• [EXERCISE REQUIREMENTS] Return each line of the data below exactly, omitting any pictures.

• [DATASET SECTION]
## BEGIN

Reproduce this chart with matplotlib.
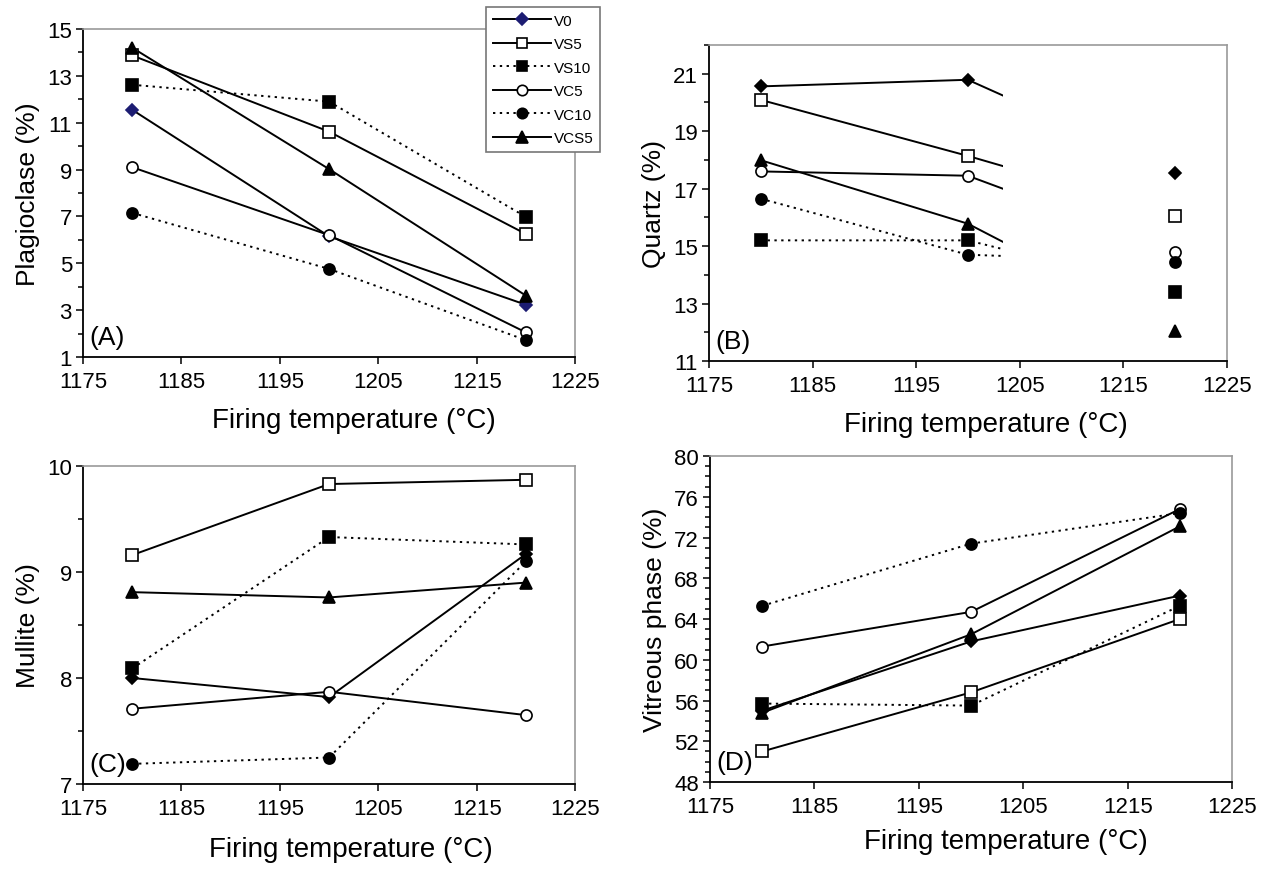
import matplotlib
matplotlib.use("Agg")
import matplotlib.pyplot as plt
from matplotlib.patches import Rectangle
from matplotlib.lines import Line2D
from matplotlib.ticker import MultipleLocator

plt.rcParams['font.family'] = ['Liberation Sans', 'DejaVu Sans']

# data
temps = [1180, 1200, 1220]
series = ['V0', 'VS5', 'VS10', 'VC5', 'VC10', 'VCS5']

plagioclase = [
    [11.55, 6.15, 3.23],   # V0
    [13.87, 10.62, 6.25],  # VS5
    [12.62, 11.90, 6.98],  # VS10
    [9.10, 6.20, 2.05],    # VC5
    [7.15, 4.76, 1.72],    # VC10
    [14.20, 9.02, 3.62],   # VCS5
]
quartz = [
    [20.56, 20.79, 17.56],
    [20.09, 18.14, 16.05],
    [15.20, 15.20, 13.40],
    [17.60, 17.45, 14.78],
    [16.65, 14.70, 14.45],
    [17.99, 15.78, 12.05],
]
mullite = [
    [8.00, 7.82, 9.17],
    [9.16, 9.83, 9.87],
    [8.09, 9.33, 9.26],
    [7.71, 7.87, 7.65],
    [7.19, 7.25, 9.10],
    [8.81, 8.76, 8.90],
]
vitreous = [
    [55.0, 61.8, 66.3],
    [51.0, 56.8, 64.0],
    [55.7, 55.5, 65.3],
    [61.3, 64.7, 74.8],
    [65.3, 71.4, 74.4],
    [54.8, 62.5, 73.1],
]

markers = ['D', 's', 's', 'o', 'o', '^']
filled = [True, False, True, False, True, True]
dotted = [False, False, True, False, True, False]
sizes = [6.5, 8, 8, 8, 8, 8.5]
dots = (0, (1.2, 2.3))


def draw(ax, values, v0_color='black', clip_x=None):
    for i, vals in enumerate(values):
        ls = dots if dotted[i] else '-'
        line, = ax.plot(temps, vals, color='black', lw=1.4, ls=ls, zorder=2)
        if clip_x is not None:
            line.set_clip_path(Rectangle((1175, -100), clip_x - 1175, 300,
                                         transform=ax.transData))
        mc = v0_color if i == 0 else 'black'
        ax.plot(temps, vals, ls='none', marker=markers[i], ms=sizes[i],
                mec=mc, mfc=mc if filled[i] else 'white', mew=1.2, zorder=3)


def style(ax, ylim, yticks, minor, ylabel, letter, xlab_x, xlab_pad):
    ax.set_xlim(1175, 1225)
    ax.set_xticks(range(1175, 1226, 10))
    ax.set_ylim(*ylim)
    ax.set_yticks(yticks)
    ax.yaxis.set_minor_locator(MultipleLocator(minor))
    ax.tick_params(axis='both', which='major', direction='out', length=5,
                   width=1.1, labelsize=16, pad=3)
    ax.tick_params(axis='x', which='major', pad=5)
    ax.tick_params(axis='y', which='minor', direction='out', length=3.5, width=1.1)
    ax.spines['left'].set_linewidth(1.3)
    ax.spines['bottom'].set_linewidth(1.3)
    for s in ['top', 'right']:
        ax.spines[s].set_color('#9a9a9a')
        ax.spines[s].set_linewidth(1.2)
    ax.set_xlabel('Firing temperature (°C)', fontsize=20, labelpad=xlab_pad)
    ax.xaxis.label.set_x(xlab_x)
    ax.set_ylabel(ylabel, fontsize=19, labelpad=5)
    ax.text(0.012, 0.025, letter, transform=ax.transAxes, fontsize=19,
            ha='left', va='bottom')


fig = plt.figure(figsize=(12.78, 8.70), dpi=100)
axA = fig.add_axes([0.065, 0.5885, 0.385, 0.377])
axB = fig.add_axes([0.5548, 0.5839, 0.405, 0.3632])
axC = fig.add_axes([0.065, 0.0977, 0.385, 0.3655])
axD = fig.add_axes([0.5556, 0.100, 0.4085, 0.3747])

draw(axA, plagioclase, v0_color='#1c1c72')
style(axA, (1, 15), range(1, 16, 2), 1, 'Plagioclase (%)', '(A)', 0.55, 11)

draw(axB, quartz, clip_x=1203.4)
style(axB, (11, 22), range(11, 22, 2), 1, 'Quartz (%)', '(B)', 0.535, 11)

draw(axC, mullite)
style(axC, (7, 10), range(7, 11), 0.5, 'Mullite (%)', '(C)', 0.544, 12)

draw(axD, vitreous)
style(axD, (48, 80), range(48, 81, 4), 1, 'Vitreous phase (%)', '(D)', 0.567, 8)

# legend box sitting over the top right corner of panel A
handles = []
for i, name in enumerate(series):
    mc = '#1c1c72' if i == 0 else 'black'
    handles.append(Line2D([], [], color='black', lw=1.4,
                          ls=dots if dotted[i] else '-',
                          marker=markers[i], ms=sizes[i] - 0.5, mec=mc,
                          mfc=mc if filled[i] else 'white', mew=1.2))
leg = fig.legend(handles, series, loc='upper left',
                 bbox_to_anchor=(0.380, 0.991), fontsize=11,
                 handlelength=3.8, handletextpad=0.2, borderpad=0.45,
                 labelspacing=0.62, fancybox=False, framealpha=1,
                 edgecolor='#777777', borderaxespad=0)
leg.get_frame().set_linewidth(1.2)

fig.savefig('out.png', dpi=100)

## END

• [WORKED ANSWER]
Reproduce this chart with matplotlib.
import matplotlib
matplotlib.use("Agg")
import matplotlib.pyplot as plt
from matplotlib.patches import Rectangle
from matplotlib.lines import Line2D
from matplotlib.ticker import MultipleLocator

plt.rcParams['font.family'] = ['Liberation Sans', 'DejaVu Sans']

# data
temps = [1180, 1200, 1220]
series = ['V0', 'VS5', 'VS10', 'VC5', 'VC10', 'VCS5']

plagioclase = [
    [11.55, 6.15, 3.23],   # V0
    [13.87, 10.62, 6.25],  # VS5
    [12.62, 11.90, 6.98],  # VS10
    [9.10, 6.20, 2.05],    # VC5
    [7.15, 4.76, 1.72],    # VC10
    [14.20, 9.02, 3.62],   # VCS5
]
quartz = [
    [20.56, 20.79, 17.56],
    [20.09, 18.14, 16.05],
    [15.20, 15.20, 13.40],
    [17.60, 17.45, 14.78],
    [16.65, 14.70, 14.45],
    [17.99, 15.78, 12.05],
]
mullite = [
    [8.00, 7.82, 9.17],
    [9.16, 9.83, 9.87],
    [8.09, 9.33, 9.26],
    [7.71, 7.87, 7.65],
    [7.19, 7.25, 9.10],
    [8.81, 8.76, 8.90],
]
vitreous = [
    [55.0, 61.8, 66.3],
    [51.0, 56.8, 64.0],
    [55.7, 55.5, 65.3],
    [61.3, 64.7, 74.8],
    [65.3, 71.4, 74.4],
    [54.8, 62.5, 73.1],
]

markers = ['D', 's', 's', 'o', 'o', '^']
filled = [True, False, True, False, True, True]
dotted = [False, False, True, False, True, False]
sizes = [6.5, 8, 8, 8, 8, 8.5]
dots = (0, (1.2, 2.3))


def draw(ax, values, v0_color='black', clip_x=None):
    for i, vals in enumerate(values):
        ls = dots if dotted[i] else '-'
        line, = ax.plot(temps, vals, color='black', lw=1.4, ls=ls, zorder=2)
        if clip_x is not None:
            line.set_clip_path(Rectangle((1175, -100), clip_x - 1175, 300,
                                         transform=ax.transData))
        mc = v0_color if i == 0 else 'black'
        ax.plot(temps, vals, ls='none', marker=markers[i], ms=sizes[i],
                mec=mc, mfc=mc if filled[i] else 'white', mew=1.2, zorder=3)


def style(ax, ylim, yticks, minor, ylabel, letter, xlab_x, xlab_pad):
    ax.set_xlim(1175, 1225)
    ax.set_xticks(range(1175, 1226, 10))
    ax.set_ylim(*ylim)
    ax.set_yticks(yticks)
    ax.yaxis.set_minor_locator(MultipleLocator(minor))
    ax.tick_params(axis='both', which='major', direction='out', length=5,
                   width=1.1, labelsize=16, pad=3)
    ax.tick_params(axis='x', which='major', pad=5)
    ax.tick_params(axis='y', which='minor', direction='out', length=3.5, width=1.1)
    ax.spines['left'].set_linewidth(1.3)
    ax.spines['bottom'].set_linewidth(1.3)
    for s in ['top', 'right']:
        ax.spines[s].set_color('#9a9a9a')
        ax.spines[s].set_linewidth(1.2)
    ax.set_xlabel('Firing temperature (°C)', fontsize=20, labelpad=xlab_pad)
    ax.xaxis.label.set_x(xlab_x)
    ax.set_ylabel(ylabel, fontsize=19, labelpad=5)
    ax.text(0.012, 0.025, letter, transform=ax.transAxes, fontsize=19,
            ha='left', va='bottom')


fig = plt.figure(figsize=(12.78, 8.70), dpi=100)
axA = fig.add_axes([0.065, 0.5885, 0.385, 0.377])
axB = fig.add_axes([0.5548, 0.5839, 0.405, 0.3632])
axC = fig.add_axes([0.065, 0.0977, 0.385, 0.3655])
axD = fig.add_axes([0.5556, 0.100, 0.4085, 0.3747])

draw(axA, plagioclase, v0_color='#1c1c72')
style(axA, (1, 15), range(1, 16, 2), 1, 'Plagioclase (%)', '(A)', 0.55, 11)

draw(axB, quartz, clip_x=1203.4)
style(axB, (11, 22), range(11, 22, 2), 1, 'Quartz (%)', '(B)', 0.535, 11)

draw(axC, mullite)
style(axC, (7, 10), range(7, 11), 0.5, 'Mullite (%)', '(C)', 0.544, 12)

draw(axD, vitreous)
style(axD, (48, 80), range(48, 81, 4), 1, 'Vitreous phase (%)', '(D)', 0.567, 8)

# legend box sitting over the top right corner of panel A
handles = []
for i, name in enumerate(series):
    mc = '#1c1c72' if i == 0 else 'black'
    handles.append(Line2D([], [], color='black', lw=1.4,
                          ls=dots if dotted[i] else '-',
                          marker=markers[i], ms=sizes[i] - 0.5, mec=mc,
                          mfc=mc if filled[i] else 'white', mew=1.2))
leg = fig.legend(handles, series, loc='upper left',
                 bbox_to_anchor=(0.380, 0.991), fontsize=11,
                 handlelength=3.8, handletextpad=0.2, borderpad=0.45,
                 labelspacing=0.62, fancybox=False, framealpha=1,
                 edgecolor='#777777', borderaxespad=0)
leg.get_frame().set_linewidth(1.2)

fig.savefig('out.png', dpi=100)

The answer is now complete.